Other federal agencies also have a role in regulating aspects associated with energy development on the OCS, including the National Oceanic and Atmospheric Administration, the Environmental Protection Agency, and the Office of Natural Resources Revenue.

 

How does the government manage OCS oil & natural gas development? 

The Secretary of the Interior is responsible for developing and executing a leasing plan.  The Five Year Outer Continental Shelf Oil and Gas Leasing Plan provides a schedule of oil and gas leases, including the timing, size, and location of proposed leases, over a period of five years.  Development of the plan is typically a two-year process that includes scoping of viable leasing areas and evaluation of environmental concerns.  There are at least four opportunities for public comment during the process.  Once the plan is approved, the Bureau of Ocean Energy Management oversees the execution of the lease sales.

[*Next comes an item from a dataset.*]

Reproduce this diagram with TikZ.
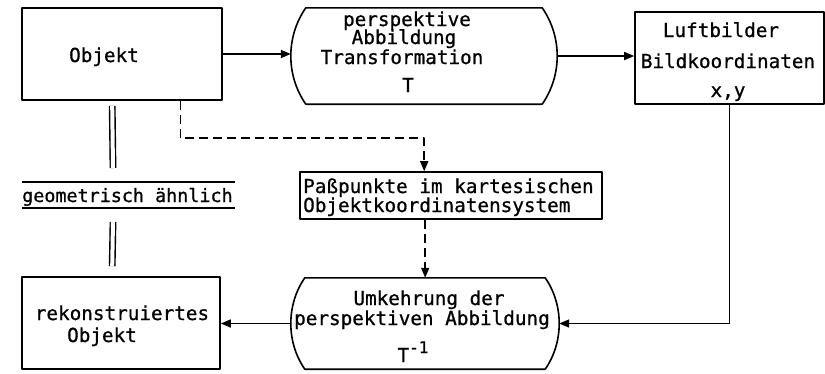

The federal government organizes the OCS into four “planning areas:” Alaska, Atlantic, Gulf of Mexico, and Pacific.

 

 

What about offshore renewable energy development?

The Bureau of Ocean Energy Management also oversees development of offshore renewable energy (e.g. wind, wave, current and other technologies).  In 2009, the U.S. Department of the Interior completed the Final Renewable Energy Framework, which governs how the federal government grants leases, easements, and rights-of-way for renewable energy.  While much of the energy generated offshore does not derive from the OCS, some technologies, particularly many offshore wind platforms, must be harnessed to the seabed.

 

 

Do coastal governments have a role in OCS development?

Yes.  As stated in the OCS Lands Act, “since exploration, development and production of the minerals of the outer Continental Shelf will have significant impacts on coastal and non-coastal areas of the coastal States, and on other affected States…such States, and through such States, affected local governments, are entitled to an opportunity to participate, to the extent consistent with the national interest, in the policy and planning decisions made by the Federal Government relating to exploration for, and development and production of, minerals of the outer Continental Shelf.”

In regard to renewable energy, as provided in the Final Renewable Energy Framework, the federal government “will provide coordination and consultation with the Governors of any State or the executive of any local government or Indian Tribe that may be affected by a lease, easement, or ROW [right of way].”  Furthermore, since offshore renewable energy development is a fairly new practice, the federal government also provides an opportunity for state and local officials to participate in establishing a task force or joint agreement that would seek to clarify state and federal responsibilities for management of offshore renewable energy projects.

 

 

Are government revenues generated from the OCS?

Yes.  The federal government collects revenues from the production of oil and natural gas on the OCS through bonus bids, royalties and rents from lessees.  A bonus bid is a cash bid paid to the U.S. government by an operator for the right to explore an offshore lease for oil and natural gas.  If oil or natural gas is discovered, the lessee makes a royalty payment in money or in-kind to the federal government for a stated share of production based on the value of the oil and natural gas produced.  Finally, rents are paid by the lessee annually to retain the right to develop the resources in the area.

Since the level of lease sales and production varies, the amount of revenue generated varies year to year.

Accounting Year Revenues Reported from OCS Development
2016 $2,788,813,612.01
2015 $5,092,085,768.09
2014 $7,388,640,961.35
2013 $9,065,571,948.16
2012 $6,862,760,911.14
2011 $6,538,541,450.97

 

 

Who shares in these revenues?

The U.S. Department of the Treasury distributes about half of the revenues generated from all mineral development in various proportions to the states, the Historic Preservation Fund, the Land & Water Conservation Fund, the Reclamation Fund, and Native American Tribes & Allottees.  The other half remains at the U.S. Treasury, helping to fund federal programs.

For production near coasts, states directly share in the revenue generated. The Outer Continental Lands Act, Section 8(g) provides that 27 percent of all revenues from production within three miles seaward of the federal/state boundary be given to the states hosting production.

For the Gulf Coast region, revenue-sharing extends beyond the three-mile zone. In 2006, the U.S. Congress passed the Gulf of Mexico Energy Security Act (GOMESA) promulgating that the states of Texas, Louisiana, Mississippi and Alabama receive 37.5 percent of all royalties from new oil and natural gas development in federal waters adjacent to the respective state.  The intent of GOMESA is to ensure states have adequate resources to fund coastal restoration and conservation initiatives and hurricane protection projects.  Therefore, in addition to revenues distributed to the GOMESA states, 12.5 percent of revenues are allocated to the federal Land and Water Conservation Fund.